#### RECORDS SUPPLIED
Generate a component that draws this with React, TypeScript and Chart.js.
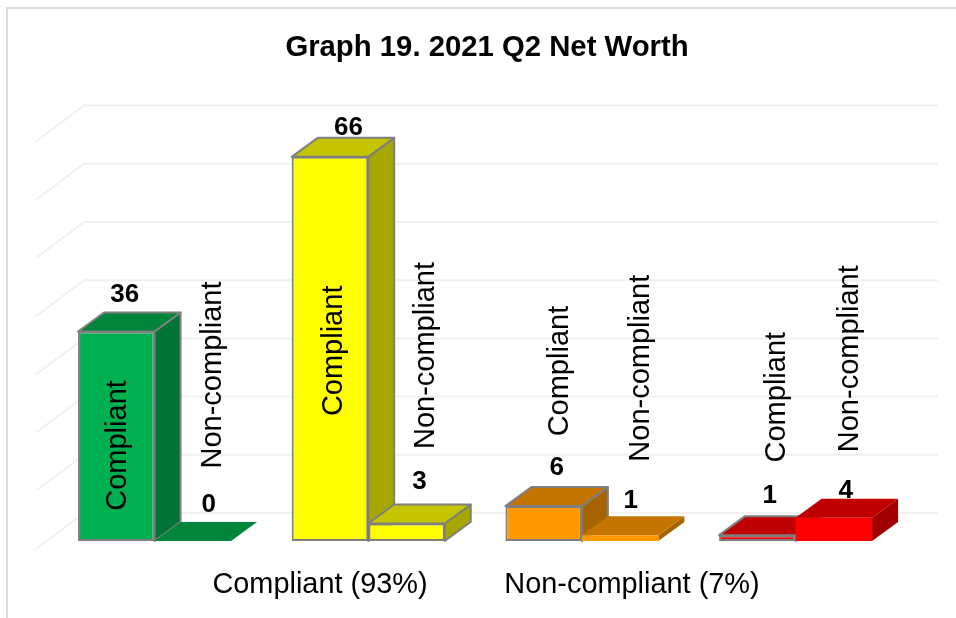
import React, { useEffect, useRef } from "react";
import { Chart, registerables } from "chart.js";

Chart.register(...registerables);

const titleText = "Graph 19. 2021 Q2 Net Worth";
const groups = ["Group 1", "Group 2", "Group 3", "Group 4"];
const seriesNames = ["Compliant", "Non-compliant"];
const compliant = [36, 66, 6, 1];
const nonCompliant = [0, 3, 1, 4];
const groupCaptions = ["Compliant (93%)", "Non-compliant (7%)"];
const yTicks = [0, 10, 20, 30, 40, 50, 60, 70];

const frontColors = ["#00B050", "#FFFF00", "#FF9900", "#FF0000"];
const topColors = ["#00863C", "#C4C400", "#C47500", "#C00000"];
const sideColors = ["#007434", "#A6A600", "#A66300", "#A00000"];
const compliantOutlined = [true, true, true, true];
const nonCompliantOutlined = [false, true, false, false];

const FONT = '"Liberation Sans", Arial, sans-serif';
const GRAY = "#7F7F7F";
const DX = 26;
const DY = -19;

// label placement relative to each bar's centre and top, [compliant, non-compliant] per group
const valueOffsets = [
  [[8.5, -36.5], [16, -36.5]],
  [[18.5, -29.5], [13, -41.5]],
  [[13, -38.5], [10.5, -34.5]],
  [[12.5, -39.5], [12, -26.5]],
];
const nameOffsets = [
  [[2, 114], [20.5, -166]],
  [[4, 194], [20, -168]],
  [[16, -135], [20.5, -167]],
  [[19.5, -138], [16, -159]],
];

function poly(ctx: CanvasRenderingContext2D, pts: number[][], fill: string, stroke: boolean) {
  ctx.beginPath();
  pts.forEach((p, i) => (i ? ctx.lineTo(p[0], p[1]) : ctx.moveTo(p[0], p[1])));
  ctx.closePath();
  ctx.fillStyle = fill;
  ctx.fill();
  if (stroke) {
    ctx.strokeStyle = GRAY;
    ctx.lineWidth = 2;
    ctx.lineJoin = "round";
    ctx.stroke();
  }
}

const box3d = {
  id: "box3d",
  beforeDraw(chart: any) {
    const { ctx, scales } = chart;
    const y = scales.y;
    ctx.save();
    // outer frame
    ctx.strokeStyle = "#DCDCDC";
    ctx.lineWidth = 2;
    ctx.beginPath();
    ctx.moveTo(7, 618);
    ctx.lineTo(7, 8);
    ctx.lineTo(956, 8);
    ctx.stroke();
    // 3D back and side wall gridlines
    ctx.strokeStyle = "#F0F0F0";
    ctx.lineWidth = 2;
    yTicks.forEach((t) => {
      const py = y.getPixelForValue(t);
      ctx.beginPath();
      ctx.moveTo(36, py + 8);
      ctx.lineTo(84, py - 28);
      ctx.lineTo(938, py - 28);
      ctx.stroke();
    });
    ctx.restore();
  },
  beforeDatasetsDraw(chart: any) {
    const { ctx } = chart;
    const m0 = chart.getDatasetMeta(0).data;
    const m1 = chart.getDatasetMeta(1).data;
    ctx.save();
    groups.forEach((_, i) => {
      [m0[i], m1[i]].forEach((bar: any, s: number) => {
        const outlined = (s === 0 ? compliantOutlined : nonCompliantOutlined)[i];
        const l = bar.x - bar.width / 2;
        const r = bar.x + bar.width / 2;
        const t = bar.y;
        const b = bar.base;
        if (b - t > 0.5) {
          poly(ctx, [[r, t], [r + DX, t + DY], [r + DX, b + DY], [r, b]], sideColors[i], outlined);
        }
        poly(ctx, [[l, t], [r, t], [r + DX, t + DY], [l + DX, t + DY]], topColors[i], outlined);
      });
    });
    ctx.restore();
  },
  afterDatasetsDraw(chart: any) {
    const { ctx, data } = chart;
    ctx.save();
    ctx.fillStyle = "#000";
    ctx.textAlign = "center";
    ctx.textBaseline = "middle";
    data.datasets.forEach((ds: any, s: number) => {
      const meta = chart.getDatasetMeta(s).data;
      ds.data.forEach((v: number, i: number) => {
        const bar = meta[i];
        const [vx, vy] = valueOffsets[i][s];
        ctx.font = `bold 26px ${FONT}`;
        ctx.fillText(String(v), bar.x + vx, bar.y + vy);
        const [nx, ny] = nameOffsets[i][s];
        ctx.save();
        ctx.translate(bar.x + nx, bar.y + ny);
        ctx.rotate(-Math.PI / 2);
        ctx.font = `29px ${FONT}`;
        ctx.fillText(ds.label, 0, 0);
        ctx.restore();
      });
    });
    ctx.font = `28.9px ${FONT}`;
    ctx.fillText(groupCaptions[0], 320, 585.5);
    ctx.fillText(groupCaptions[1], 632, 585.5);
    ctx.restore();
  },
};

export default function App() {
  const ref = useRef<HTMLCanvasElement>(null);
  useEffect(() => {
    if (!ref.current) return;
    const chart = new Chart(ref.current, {
      type: "bar",
      data: {
        labels: groups,
        datasets: [
          {
            label: seriesNames[0],
            data: compliant,
            backgroundColor: frontColors,
            borderColor: compliantOutlined.map((o, i) => (o ? GRAY : frontColors[i])),
            borderWidth: compliantOutlined.map((o) => (o ? 2 : 0)),
            borderSkipped: false,
          },
          {
            label: seriesNames[1],
            data: nonCompliant,
            backgroundColor: frontColors,
            borderColor: nonCompliantOutlined.map((o, i) => (o ? GRAY : frontColors[i])),
            borderWidth: nonCompliantOutlined.map((o) => (o ? 2 : 0)),
            borderSkipped: false,
          },
        ],
      },
      options: {
        responsive: false,
        animation: false,
        layout: { padding: { left: 18, right: 0, top: 0, bottom: 0 } },
        datasets: { bar: { categoryPercentage: 0.716, barPercentage: 1 } },
        plugins: {
          legend: { display: false },
          tooltip: { enabled: false },
          title: {
            display: true,
            text: titleText,
            color: "#000",
            font: { family: FONT, size: 29.3, weight: "bold" },
            padding: { top: 30, bottom: 68.4 },
          },
        },
        scales: {
          x: {
            grid: { display: false },
            border: { display: false },
            ticks: { display: false },
            afterFit: (s: any) => {
              s.height = 77;
            },
          },
          y: {
            min: 0,
            max: 70,
            grid: { display: false },
            border: { display: false },
            ticks: { display: false, stepSize: 10 },
            afterFit: (s: any) => {
              s.width = 29.7;
            },
          },
          yRight: {
            position: "right",
            min: 0,
            max: 70,
            grid: { display: false },
            border: { display: false },
            ticks: { display: false },
            afterFit: (s: any) => {
              s.width = 53.6;
            },
          },
        },
      } as any,
      plugins: [box3d],
    });
    return () => chart.destroy();
  }, []);
  return (
    <div style={{ position: "fixed", left: 0, top: 0, width: 956, height: 618, overflow: "hidden", background: "#fff" }}>
      <canvas ref={ref} width={956} height={618} style={{ display: "block" }} />
    </div>
  );
}
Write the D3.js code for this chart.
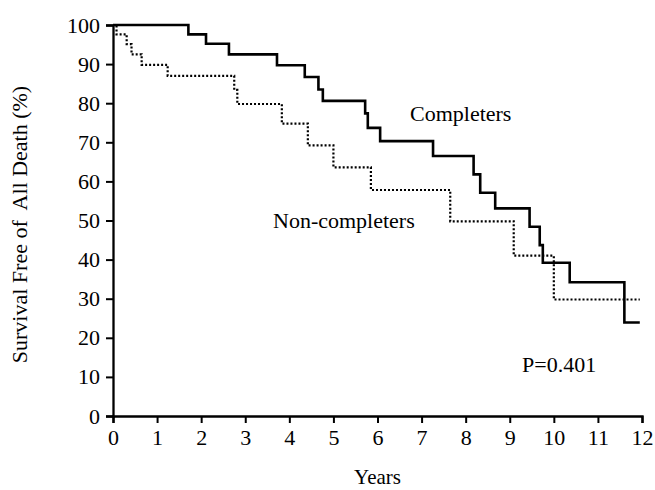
<!DOCTYPE html>
<html>
<head>
<meta charset="utf-8">
<script src="https://cdn.jsdelivr.net/npm/d3@7"></script>
<style>
  body { margin: 0; background: #fff; }
  text { font-family: "Liberation Serif", "Times New Roman", serif; fill: #000; }
</style>
</head>
<body>
<div id="chart"></div>
<script>
// Kaplan-Meier steps: time (years) at which survival changes, and new survival (%)
const completerTimes = [0, 1.71, 2.11, 2.63, 3.72, 4.35, 4.66, 4.76, 5.72, 5.78, 6.06, 7.26, 8.18, 8.33, 8.67, 9.45, 9.68, 9.75, 10.36, 11.6, 11.95];
const completerSurv  = [100, 97.6, 95.2, 92.5, 89.7, 86.7, 83.5, 80.6, 77.4, 73.7, 70.3, 66.5, 61.8, 57.1, 53.1, 48.4, 43.7, 39.2, 34.2, 23.9, 23.9];

const nonCompleterTimes = [0, 0.08, 0.31, 0.42, 0.65, 1.24, 2.75, 2.82, 3.83, 4.42, 5.0, 5.85, 7.65, 9.09, 10.0, 11.95];
const nonCompleterSurv  = [100, 97.6, 95.1, 92.5, 89.8, 87.0, 83.4, 79.8, 74.8, 69.2, 63.6, 57.8, 49.8, 41.0, 29.8, 29.8];

const xTicks = d3.range(0, 13, 1);
const yTicks = d3.range(0, 101, 10);

const W = 655, H = 490;
const margin = { top: 25, right: 13, bottom: 74, left: 113 };
const width = W - margin.left - margin.right;
const height = H - margin.top - margin.bottom;

const svg = d3.select("#chart").append("svg")
    .attr("width", W)
    .attr("height", H);

const g = svg.append("g")
    .attr("transform", `translate(${margin.left},${margin.top})`);

const x = d3.scaleLinear().domain([0, 12]).range([0, width]);
const y = d3.scaleLinear().domain([0, 100]).range([height, 0]);

// axes
const xAxis = g.append("g")
    .attr("transform", `translate(0,${height})`)
    .call(d3.axisBottom(x).tickValues(xTicks).tickSize(7).tickPadding(6).tickFormat(d3.format("d")));

const yAxis = g.append("g")
    .call(d3.axisLeft(y).tickValues(yTicks).tickSize(7).tickPadding(6).tickFormat(d3.format("d")));

[xAxis, yAxis].forEach(a => {
    a.select(".domain").attr("stroke", "#000").attr("stroke-width", 2.3);
    a.selectAll(".tick line").attr("stroke", "#000").attr("stroke-width", 2);
    a.selectAll(".tick text")
        .style("font-family", "'Liberation Serif', 'Times New Roman', serif")
        .style("font-size", "22px")
        .attr("fill", "#000");
});

// curves
const line = d3.line()
    .x(d => x(d[0]))
    .y(d => y(d[1]))
    .curve(d3.curveStepAfter);

const completers = completerTimes.map((t, i) => [t, completerSurv[i]]);
const nonCompleters = nonCompleterTimes.map((t, i) => [t, nonCompleterSurv[i]]);

g.append("path")
    .datum(nonCompleters)
    .attr("fill", "none")
    .attr("stroke", "#000")
    .attr("stroke-width", 2.2)
    .attr("stroke-dasharray", "2,2")
    .attr("d", line);

g.append("path")
    .datum(completers)
    .attr("fill", "none")
    .attr("stroke", "#000")
    .attr("stroke-width", 2.6)
    .attr("d", line);

// labels
svg.append("text")
    .attr("x", 410).attr("y", 121)
    .style("font-size", "22px")
    .text("Completers");

svg.append("text")
    .attr("x", 273).attr("y", 228)
    .style("font-size", "22px")
    .text("Non-completers");

svg.append("text")
    .attr("x", 522).attr("y", 372)
    .style("font-size", "22px")
    .text("P=0.401");

svg.append("text")
    .attr("x", margin.left + width / 2)
    .attr("y", 484)
    .attr("text-anchor", "middle")
    .style("font-size", "21px")
    .text("Years");

svg.append("text")
    .attr("transform", `translate(27,${margin.top + height / 2 + 4}) rotate(-90)`)
    .attr("text-anchor", "middle")
    .style("font-size", "22px")
    .style("white-space", "pre")
    .text("Survival Free of  All Death (%)");
</script>
</body>
</html>
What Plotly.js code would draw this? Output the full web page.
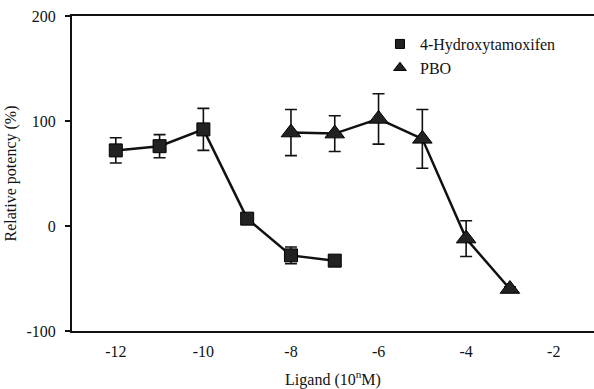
<!DOCTYPE html>
<html>
<head>
<meta charset="utf-8">
<script src="https://cdn.plot.ly/plotly-3.0.1.min.js"></script>
<style>html,body{margin:0;padding:0;background:#fff;overflow:hidden}</style>
</head>
<body>
<div id="chart" style="width:594px;height:389px"></div>
<script>
// Log ligand concentration (10^n M)
const hydroxyX = [-12, -11, -10, -9, -8, -7];
const hydroxyY = [72, 76, 92, 7, -28, -33];
const hydroxyErr = [12, 11, 20, 2, 8, 3];

const pboX = [-8, -7, -6, -5, -4, -3];
const pboY = [89, 88, 102, 83, -12, -60];
const pboErr = [22, 17, 24, 28, 17, 2];

const xTicks = [-12, -10, -8, -6, -4, -2];
const xTickText = ['-12', '-10', '-8', '-6', '-4', '-2'];
const yTicks = [-100, 0, 100, 200];
const yTickText = ['-100', '0', '100', '200'];

const serif = 'Liberation Serif, Times New Roman, serif';
const ink = '#111';

function series(name, x, y, err, symbol, size, legendSize) {
  return [
    // connecting line
    {x: x, y: y, mode: 'lines', showlegend: false, hoverinfo: 'skip',
     line: {color: ink, width: 2.5}},
    // markers with error bars
    {x: x, y: y, mode: 'markers', showlegend: false,
     marker: {symbol: symbol, size: size, color: '#222', line: {color: '#000', width: 1}},
     error_y: {type: 'data', array: err, visible: true, color: ink, thickness: 1.6, width: 6}},
    // legend entry with a smaller key symbol
    {x: [null], y: [null], name: name, mode: 'markers',
     marker: {symbol: symbol, size: legendSize, color: '#222', line: {color: '#000', width: 1}}}
  ];
}

const data = [].concat(
  series('4-Hydroxytamoxifen', hydroxyX, hydroxyY, hydroxyErr, 'square', 13, 9),
  series('PBO', pboX, pboY, pboErr, 'triangle-up', 17, 11)
);

const layout = {
  width: 594, height: 389,
  margin: {l: 72, r: 0, t: 16, b: 58},
  paper_bgcolor: '#fff', plot_bgcolor: '#fff',
  font: {family: serif, color: ink, size: 16},
  showlegend: true,
  legend: {x: 0.59, y: 0.965, xanchor: 'left', yanchor: 'top',
           font: {family: serif, size: 16, color: ink},
           bgcolor: 'rgba(0,0,0,0)', tracegroupgap: 0},
  xaxis: {
    range: [-13, -1.08], tickvals: xTicks, ticktext: xTickText, ticks: '',
    ticklabelstandoff: 5, showgrid: false, zeroline: false,
    showline: true, linecolor: ink, linewidth: 2, mirror: true,
    tickfont: {family: serif, size: 16, color: ink},
    title: {text: 'Ligand (10<sup>n</sup>M)', standoff: 18,
            font: {family: serif, size: 16, color: ink}}
  },
  yaxis: {
    range: [-100, 200], tickvals: yTicks, ticktext: yTickText,
    ticks: 'outside', ticklen: 5, tickwidth: 1.5, tickcolor: ink,
    ticklabelstandoff: 6, showgrid: false, zeroline: false,
    showline: true, linecolor: ink, linewidth: 2,
    tickfont: {family: serif, size: 16, color: ink},
    title: {text: 'Relative potency (%)', standoff: 6,
            font: {family: serif, size: 16, color: ink}}
  }
};

Plotly.newPlot('chart', data, layout, {staticPlot: true, displayModeBar: false});
</script>
</body>
</html>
########
*TASK DIRECTIONS:* Only the lines from the one with "What Plotly.js code" down to the one with "const ink = '#111';" belong in your copy, both ends included; write them out exactly and skip any pictures.

*FULL ANSWER:*
What Plotly.js code would draw this? Output the full web page.
<!DOCTYPE html>
<html>
<head>
<meta charset="utf-8">
<script src="https://cdn.plot.ly/plotly-3.0.1.min.js"></script>
<style>html,body{margin:0;padding:0;background:#fff;overflow:hidden}</style>
</head>
<body>
<div id="chart" style="width:594px;height:389px"></div>
<script>
// Log ligand concentration (10^n M)
const hydroxyX = [-12, -11, -10, -9, -8, -7];
const hydroxyY = [72, 76, 92, 7, -28, -33];
const hydroxyErr = [12, 11, 20, 2, 8, 3];

const pboX = [-8, -7, -6, -5, -4, -3];
const pboY = [89, 88, 102, 83, -12, -60];
const pboErr = [22, 17, 24, 28, 17, 2];

const xTicks = [-12, -10, -8, -6, -4, -2];
const xTickText = ['-12', '-10', '-8', '-6', '-4', '-2'];
const yTicks = [-100, 0, 100, 200];
const yTickText = ['-100', '0', '100', '200'];

const serif = 'Liberation Serif, Times New Roman, serif';
const ink = '#111';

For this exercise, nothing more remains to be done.